The Autonomy Exercise

Office work often involves limited autonomy. You have deadlines, meetings, assigned tasks, and expectations. The lunch break represents one of the few times during work hours when you have complete control over your choices.

Choosing which food truck to visit, what to order, where to eat, and how long to linger are all decisions you make freely. This exercise of autonomy, even in small matters, satisfies a fundamental psychological need. You remember that you’re a person capable of making choices, not just an employee following instructions.

Food trucks support this autonomy by offering genuine choices without overwhelming you. The menus are focused, the decision timeframe is short, but the options are meaningful. You’re exercising choice without the paralysis that too many options can create.

The Return Effect

The end of a food truck lunch break involves returning to work, but you’re returning as a different person than the one who left. You’ve moved, explored, eaten well, maybe laughed, definitely experienced something beyond your office walls.
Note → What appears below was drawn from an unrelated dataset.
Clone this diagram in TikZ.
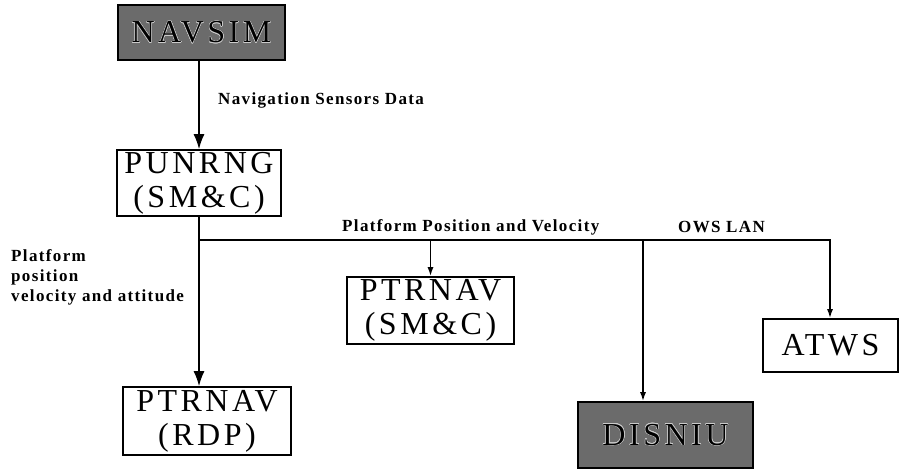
\documentclass[tikz,border=0pt]{standalone}
\usepackage{fontspec}
\setmainfont{Liberation Serif}
\newfontfamily\boxfont[LetterSpace=11]{Liberation Serif}
\newfontfamily\lblfont[LetterSpace=8]{Liberation Serif}
\usepackage{contour}
\contourlength{0.4pt}
\usetikzlibrary{arrows.meta,positioning}

\begin{document}
\begin{tikzpicture}[x=1pt,y=-1pt,
    unit/.style={draw,line width=1.6pt,inner sep=0pt,align=center,
      font=\boxfont\fontsize{32}{34}\selectfont},
    simunit/.style={unit,fill=black!58},
    lbl/.style={inner sep=0pt,font=\lblfont\bfseries\fontsize{17}{20}\selectfont},
    bigtip/.style={line width=1.6pt,-{Latex[length=15pt,width=11pt]}},
    smalltip/.style={line width=1.6pt,-{Latex[length=9pt,width=6pt]}}]
  \useasboundingbox (0,0) rectangle (901,469);
  % units
  \node[simunit,minimum width=167pt,minimum height=55pt] (navsim) at (201.5,32.5) {\contour{black!20}{NAVSIM}};
  \node[unit,minimum width=164pt,minimum height=66pt] (punrng) at (199,183) {PUNRNG\\(SM\&C)};
  \node[unit,minimum width=168pt,minimum height=68pt] (rdp) at (207,421) {PTRNAV\\(RDP)};
  \node[unit,minimum width=167pt,minimum height=67pt] (smc) at (430.5,310.5) {PTRNAV\\(SM\&C)};
  \node[simunit,minimum width=175pt,minimum height=66pt] (disniu) at (665.5,435) {\contour{black!20}{DISNIU}};
  \node[unit,minimum width=135pt,minimum height=53pt] (atws) at (830.5,345.5) {ATWS};
  % OWS LAN bus
  \coordinate (bus) at (199,240);
  \coordinate (drop) at (643,240);
  \coordinate (busend) at (830,240);
  \draw[bigtip] (punrng.north |- navsim.south) -- (punrng.north);
  \draw[bigtip] (punrng.south) -- (punrng.south |- rdp.north);
  \draw[smalltip] (bus) -- (busend) -- (busend |- atws.north);
  \draw[smalltip] (bus -| smc.north) -- (smc.north);
  \draw[smalltip] (drop) -- (drop |- disniu.north);
  % labels
  \node[lbl,anchor=west] (sensors) at (218,100) {Navigation Sensors Data};
  \node[lbl,anchor=west] (pospv) at (342,227) {Platform Position and Velocity};
  \node[lbl,anchor=west] (lan) at (678,227) {OWS LAN};
  \node[lbl,anchor=north west,align=left] (attitude) at (11,249) {Platform\\position\\velocity and attitude};
\end{tikzpicture}
\end{document}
This return brings energy and perspective back to your work. Problems that seemed overwhelming before lunch now feel manageable. The afternoon stretches ahead not as drudgery but as a finite period before your next opportunity for freedom.

The lunch break, reimagined by food trucks, becomes the fulcrum around which the workday balances. It’s no longer just fuel. It’s proof that even in the middle of obligation, there’s room for choice, adventure, and joy.